21. The Committee therefore draws the instrument to the Parliament’s attention on reporting ground (i), as regulation 7 appears to be defectively drafted in a particular respect.

22. The regulation applies various provisions of the Food Safety Act 1990 for the purposes of the Regulations. The Scottish Government intends that section 22 of that Act would also be applied, but reference to that section is omitted. Section 22 specifies certain circumstances which provide a defence for a person who would otherwise commit an offence in terms of the Act consisting of the advertisement for sale of food.

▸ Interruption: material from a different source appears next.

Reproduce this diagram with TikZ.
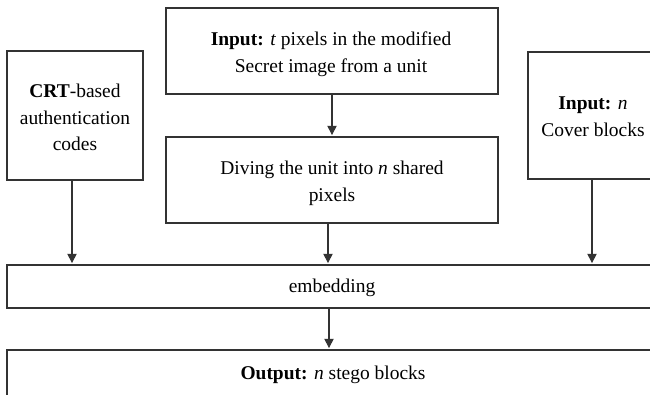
\documentclass[tikz,border=0pt]{standalone}
\usepackage{fontspec}
\setmainfont{Liberation Serif}
\usetikzlibrary{arrows.meta}
\begin{document}
\begin{tikzpicture}[x=0.75pt,y=-0.75pt,
  box/.style={draw=black!80,line width=0.85pt,rectangle,inner sep=0pt},
  txt/.style={inner sep=0pt,align=center,font=\fontsize{14.6}{20.0}\selectfont},
  arr/.style={draw=black!80,line width=0.8pt,-{Triangle[width=7pt,length=7pt]},shorten >=1pt}]
\clip (0,0) rectangle (650,394);
\node[box,minimum width=136*0.75pt,minimum height=129*0.75pt] (A) at (75,115.5) {};
\node[box,minimum width=332*0.75pt,minimum height=86*0.75pt] (B) at (332,51) {};
\node[box,minimum width=332*0.75pt,minimum height=86*0.75pt] (C) at (332,180) {};
\node[box,minimum width=128*0.75pt,minimum height=127*0.75pt] (D) at (592,115.5) {};
\node[box,minimum width=650*0.75pt,minimum height=43*0.75pt] (E) at (332,286.5) {};
\node[box,minimum width=650*0.75pt,minimum height=50*0.75pt] (F) at (332,375) {};
\node[txt] (At) at (75,117.5) {\textbf{CRT}-based\\authentication\\codes};
\node[txt] (Bt) at (331,54.5) {\textbf{Input:} \textit{t} pixels in the modified\\Secret image from a unit};
\node[txt] (Ct) at (332,183) {Diving the unit into \textit{n} shared\\pixels};
\node[txt] (Dt) at (593,117) {\textbf{Input:} \textit{n}\\Cover blocks};
\node[txt] (Et) at (332,288) {embedding};
\node[txt] (Ft) at (333,375) {\textbf{Output:} \textit{n} stego blocks};
\coordinate (a1) at ([xshift=-2.25pt]A.south);
\draw[arr] (a1) -- (a1 |- E.north);
\draw[arr] (B.south) -- (C.north);
\draw[arr] ([xshift=-3pt]C.south) -- ([xshift=-3pt]C.south |- E.north);
\draw[arr] (D.south) -- (D.south |- E.north);
\draw[arr] ([xshift=-2.25pt]E.south) -- ([xshift=-2.25pt]F.north);
\end{tikzpicture}
\end{document}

23. The Scottish Government has however undertaken to amend the provision at the earliest opportunity.

Charities Accounts (Scotland) Amendment Regulations 2014 (SSI 2014/295) (Local Government and Regeneration Committee)

24. The purpose of this instrument is to amend the Charities Accounts (Scotland) Regulations 2006 (“the 2006 Regulations”), to update references to various Statements of Recommended Practice in relation to accounting by charities.

25. The instrument comes into force on 1 January 2015.

26. In considering the instrument, the Committee asked the Scottish Government for an explanation of certain matters. The correspondence is reproduced at Annex C.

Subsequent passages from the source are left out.